Using materials other than silicon for next generation electronic devices
In the consumer electronics industry, the mantra for innovation is higher device performance/less power. Arun Thathachary, a Ph.D. student in Penn State's Electrical Engineering Department, spends his days and sometimes nights in the cleanroom of the Materials Research Institute's Nanofabrication Laboratory trying to make innovative transistor devices out of materials other than the standard semiconductor silicon that will allow higher performance using less power.
Silicon has been the most successful material of the 20th century, with major global industries and even a valley named after it. But silicon may be running out of steam for high performance/low power electronics. For example, the compound semiconductor indium gallium arsenide is known to have far superior electron mobility than silicon. As silicon strains against the physical limits of performance, could a material like InGaAs provide enough of an improvement over silicon that it would be worth the expense in new equipment lines and training to make the switch worthwhile?

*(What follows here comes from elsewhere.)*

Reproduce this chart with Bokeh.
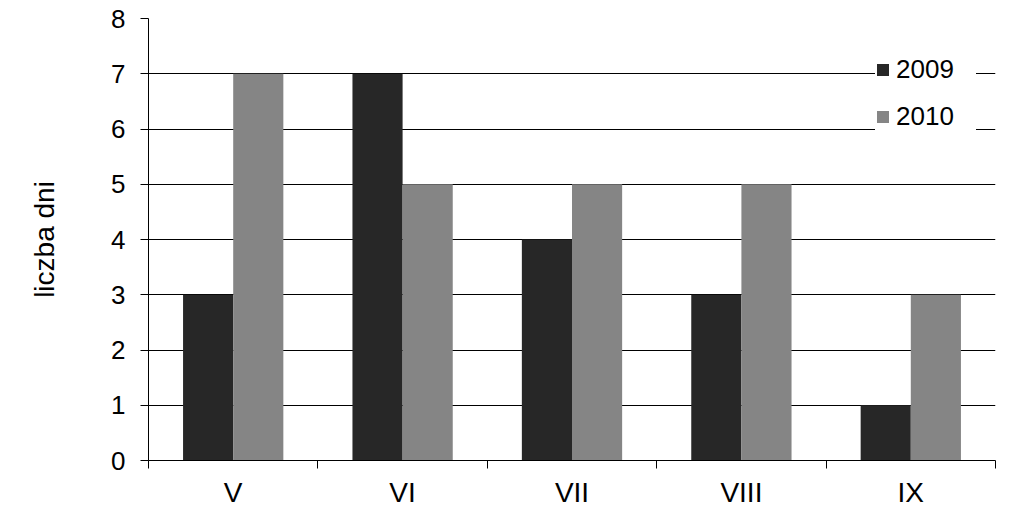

Samsung, one of the world's largest electronics companies, has funded Thathachary through his adviser, professor of electrical engineering Suman Datta, in a project to help them find out.
In an article in the journal Nano Letters early this year, Thathachary and his coauthors described a novel device prototype designed to test nanowires made of compound semiconductors such as InGaAs. Their goal was to see for the first time if such a compound material would retain its superior electron mobility at nanoscale dimensions in a so-called FinFET device configuration, the standard transistor architecture for sub-22 nanometer technology.
"We developed a novel test structure called a Multi-fin Hall Bar Structure. It is the first such measurement of Hall mobility in a multi-fin 3D device," Thathachary said. "If you look at mainstream chip production today, all transistors are made in a 3D fashion, and because they are made in 3D rather than the earlier planar design, several mechanisms can degrade performance. What we looked at in that paper is how much degradation do you really suffer when going from a planar 2D surface to, in this case, 30 nm size features that are confined in 3D?"
What Thathachary and colleagues discovered was that electron mobility declined in a regular slope and that the experimental results could be modeled by a method called scattering relaxation time approximation. Using this technique they were able to predict how a compound semiconductor device would be likely to operate at the size at which this material would possibly be adopted, for example, the 7 nm technology node.